Berliner Fallschirmsportler beim 2. Deutschlandtreffen 1954 in Berlin

Das internationale Fallschirmsportgeschehen war natürlich nicht stehengeblieben. 1954 hatte Frankreich die Weltelite zur 2. Weltmeisterschaft nach Saint Yan eingeladen. 29 Männer und zwei Frauen aus sieben Ländern waren am Start. Einzelzielsprünge aus 1500 m mit Verzögerung, 600 m somit Sofortöffnung und Stilspringen aus 1500 m, mit jeweils mehreren Durchgängen, standen im Programm. Sogar ein Wassersprung musste mit Ziellandung gemeistert werden.
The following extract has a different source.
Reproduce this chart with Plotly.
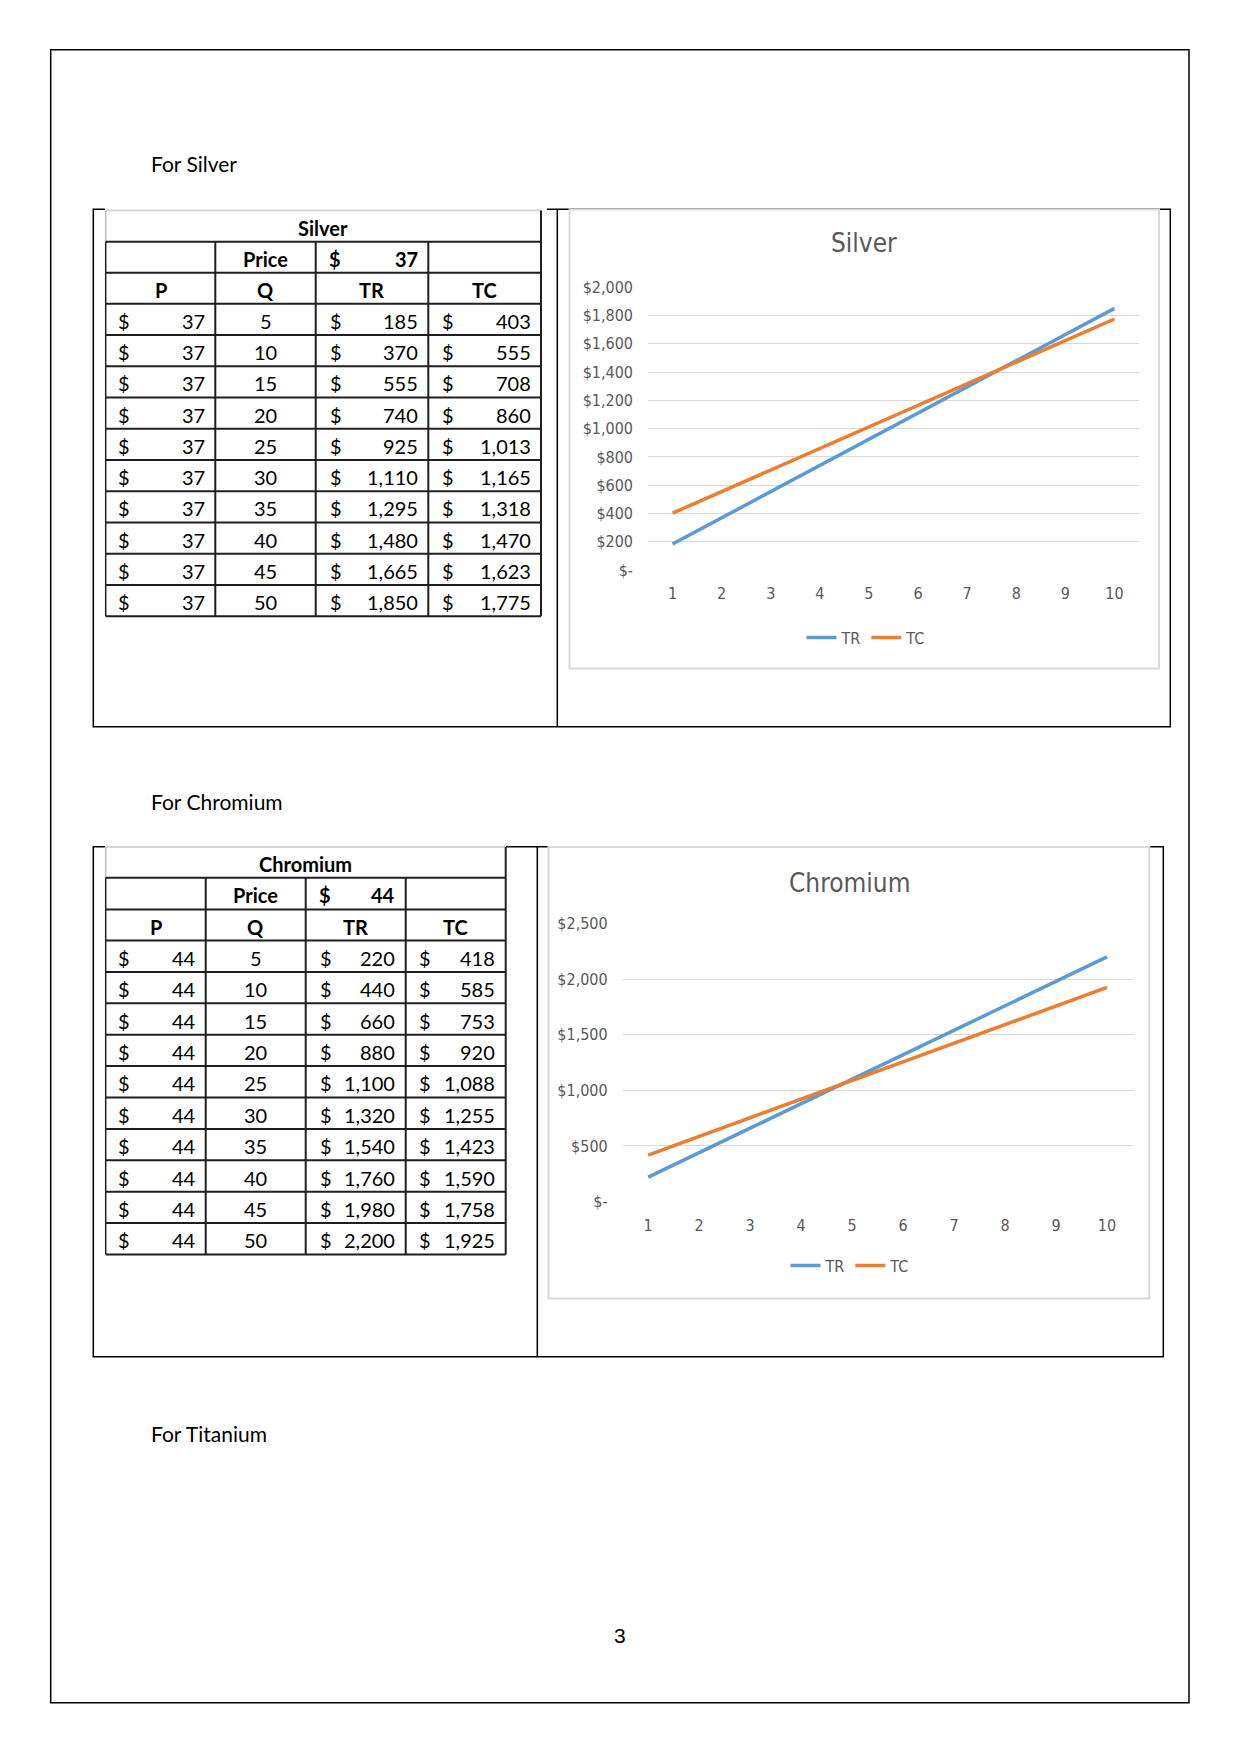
import plotly.graph_objects as go

W, H = 1241, 1754

# ---------------- data ----------------
chart_x = [1, 2, 3, 4, 5, 6, 7, 8, 9, 10]

silver_price = 37
silver_q = [5, 10, 15, 20, 25, 30, 35, 40, 45, 50]
silver_tr = [185, 370, 555, 740, 925, 1110, 1295, 1480, 1665, 1850]
silver_tc = [403, 555, 708, 860, 1013, 1165, 1318, 1470, 1623, 1775]
silver_yticks = [0, 200, 400, 600, 800, 1000, 1200, 1400, 1600, 1800, 2000]

chromium_price = 44
chromium_q = [5, 10, 15, 20, 25, 30, 35, 40, 45, 50]
chromium_tr = [220, 440, 660, 880, 1100, 1320, 1540, 1760, 1980, 2200]
chromium_tc = [418, 585, 753, 920, 1088, 1255, 1423, 1590, 1758, 1925]
chromium_yticks = [0, 500, 1000, 1500, 2000, 2500]

table_headers = ["P", "Q", "TR", "TC"]
series_names = ["TR", "TC"]
series_colors = ["#5B9BD5", "#ED7D31"]

# ---------------- helpers ----------------
BODY = "Lato, 'Open Sans', sans-serif"
NARROW = "'Liberation Sans Narrow', 'DejaVu Sans Condensed', Lato, sans-serif"
GRAY_TXT = "#595959"

# vertical calibration of the page (measured rendering offset / scale)
VA, VC = 0.98911, 9.55


def X(px):
    return px / W


def Y(py):
    return 1 - ((py - VC) / VA) / H


shapes = []
annotations = []


def line(x0, y0, x1, y1, color="#000000", width=1.5):
    shapes.append(dict(type="line", xref="paper", yref="paper",
                       x0=X(x0), y0=Y(y0), x1=X(x1), y1=Y(y1),
                       line=dict(color=color, width=width), layer="below"))


def rect(x0, y0, x1, y1, color="#000000", width=1.5, fill="rgba(0,0,0,0)"):
    shapes.append(dict(type="rect", xref="paper", yref="paper",
                       x0=X(x0), y0=Y(y0), x1=X(x1), y1=Y(y1),
                       line=dict(color=color, width=width), fillcolor=fill,
                       layer="below"))


def text(x, y, s, size=20, anchor="left", bold=False, color="#000000", family=BODY):
    if bold:
        s = "<b>" + s + "</b>"
    annotations.append(dict(xref="paper", yref="paper", x=X(x), y=Y(y), text=s,
                            showarrow=False, xanchor=anchor, yanchor="middle",
                            font=dict(size=size, color=color, family=family),
                            borderpad=0))


def fmt(v):
    return f"{v:,}"


def draw_table(title, price, q, tr, tc, cols, top, r1, r2, r3, bottom):
    nrows = len(q)
    rh = (bottom - r3) / nrows
    left, right = cols[0], cols[-1]
    dark = "#1f1f1f"
    # borders
    line(left, top, right, top, color="#d6d6d6", width=2)
    line(left, top, left, r1, color="#bfbfbf", width=1.5)
    line(left, r1, left, bottom, color=dark, width=1.5)
    line(right, top, right, bottom, color=dark, width=2)
    for yy in [r1, r2, r3] + [r3 + rh * (i + 1) for i in range(nrows)]:
        line(left, yy, right, yy, color=dark, width=2)
    for xx in cols[1:-1]:
        line(xx, r1, xx, bottom, color=dark, width=2)
    # title row
    text((left + right) / 2, (top + r1) / 2 + 1.5, title, bold=True, anchor="center")
    # price row
    yc = (r1 + r2) / 2 + 1.5
    text((cols[1] + cols[2]) / 2, yc, "Price", bold=True, anchor="center")
    text(cols[2] + 12, yc, "$", bold=True)
    text(cols[3] - 9.5, yc, str(price), bold=True, anchor="right")
    # header row
    yc = (r2 + r3) / 2 + 1.5
    for i, h in enumerate(table_headers):
        text((cols[i] + cols[i + 1]) / 2, yc, h, bold=True, anchor="center")
    # data rows
    for i in range(nrows):
        yc = r3 + rh * (i + 0.5) + 1.5
        text(cols[0] + 11.5, yc, "$")
        text(cols[1] - 9, yc, fmt(price), anchor="right")
        text((cols[1] + cols[2]) / 2, yc, str(q[i]), anchor="center")
        text(cols[2] + 13, yc, "$")
        text(cols[3] - 9.5, yc, fmt(tr[i]), anchor="right")
        text(cols[3] + 12.5, yc, "$")
        text(cols[4] - 9.5, yc, fmt(tc[i]), anchor="right")


def ytext(v):
    return "$-" if v == 0 else "$" + fmt(v)


# ---------------- page frame ----------------
rect(50.7, 50.3, 1189, 1703.3, width=1.5)

# Silver section box
rect(93.3, 209.7, 1170.3, 727.3, width=1.5)
line(557.3, 209.7, 557.3, 727.3, width=1.5)
# Chromium section box
rect(93.3, 847.3, 1163.3, 1357.3, width=1.5)
line(537.3, 847.3, 537.3, 1357.3, width=1.5)

# pasted "images" (white) covering the box lines
rect(105, 208, 547, 622, width=0, fill="#ffffff")
rect(569.5, 210, 1159, 669, color="#d9d9d9", width=2, fill="#ffffff")
rect(105, 846, 506, 1258, width=0, fill="#ffffff")
rect(548.5, 847.5, 1149.3, 1299, color="#d9d9d9", width=2, fill="#ffffff")

# tables
draw_table("Silver", silver_price, silver_q, silver_tr, silver_tc,
           [105.7, 215.3, 315.7, 428.3, 541], 211, 242.3, 273.3, 304.3, 616.7)
draw_table("Chromium", chromium_price, chromium_q, chromium_tr, chromium_tc,
           [105.7, 205.7, 305.7, 405.7, 505.7], 847.5, 878.3, 910, 941, 1255)

# page texts
text(150, 164.5, "For Silver", size=21)
text(150, 802, "For Chromium", size=21)
text(150, 1433.5, "For Titanium", size=21)
text(620, 1636, "3", size=21, anchor="center", family="'Liberation Sans', Arial, sans-serif")

# chart titles
text(864, 244, "Silver", size=26, anchor="center", color=GRAY_TXT, family=NARROW)
text(849, 883, "Chromium", size=26, anchor="center", color=GRAY_TXT, family=NARROW)

# ---------------- charts ----------------
fig = go.Figure()

for name, vals, col in zip(series_names, [silver_tr, silver_tc], series_colors):
    fig.add_trace(go.Scatter(x=chart_x, y=vals, mode="lines", name=name,
                             line=dict(color=col, width=3.5),
                             xaxis="x", yaxis="y", legend="legend"))
for name, vals, col in zip(series_names, [chromium_tr, chromium_tc], series_colors):
    fig.add_trace(go.Scatter(x=chart_x, y=vals, mode="lines", name=name,
                             line=dict(color=col, width=3.5),
                             xaxis="x2", yaxis="y2", legend="legend2"))

tickfont = dict(size=16, color=GRAY_TXT, family=NARROW)

xcommon = dict(range=[0.5, 10.5], tickvals=chart_x, showgrid=False, zeroline=False,
               showline=False, ticks="", tickfont=tickfont, ticklabelstandoff=12,
               fixedrange=True)
ycommon = dict(showgrid=True, gridcolor="#d9d9d9", gridwidth=1, zeroline=False,
               showline=False, ticks="", tickfont=tickfont, ticklabelstandoff=14,
               fixedrange=True)

fig.update_layout(
    width=W, height=H,
    margin=dict(l=0, r=0, t=0, b=0),
    paper_bgcolor="#ffffff", plot_bgcolor="rgba(0,0,0,0)",
    showlegend=True,
    xaxis=dict(domain=[X(648), X(1139)], anchor="y", **xcommon),
    yaxis=dict(domain=[Y(570.7), Y(287.7)], anchor="x", range=[0, 2000],
               tickvals=silver_yticks, ticktext=[ytext(v) for v in silver_yticks], **ycommon),
    xaxis2=dict(domain=[X(622.7), X(1132.5)], anchor="y2", **xcommon),
    yaxis2=dict(domain=[Y(1202), Y(924)], anchor="x2", range=[0, 2500],
                tickvals=chromium_yticks, ticktext=[ytext(v) for v in chromium_yticks], **ycommon),
    legend=dict(orientation="h", x=X(866), y=Y(638), xanchor="center", yanchor="middle",
                font=dict(size=16, color=GRAY_TXT, family=NARROW),
                bgcolor="rgba(0,0,0,0)", itemclick=False, itemdoubleclick=False),
    legend2=dict(orientation="h", x=X(850), y=Y(1266), xanchor="center", yanchor="middle",
                 font=dict(size=16, color=GRAY_TXT, family=NARROW),
                 bgcolor="rgba(0,0,0,0)", itemclick=False, itemdoubleclick=False),
    shapes=shapes,
    annotations=annotations,
)

fig.write_html("out.html")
Die erstmals teilnehmende Mannschaft der UdSSR wurden Sieger, gefolgt von der CSSR und Frankreich. Die UdSSR-Mannschaft nutzte den bekannten Fallschirm PD-47 mit der quadratischen Kappe und den etwas besseren Steuereigenschaften. Später in der DDR sehr bekannte Namen wie Wassili Marjutkin und Valentina Seliverstowa, aus der UdSSR oder Joraslaw Jehlicka und Zdenek Kaplan aus der CSSR waren dabei sehr erfolgreiche Teilnehmer.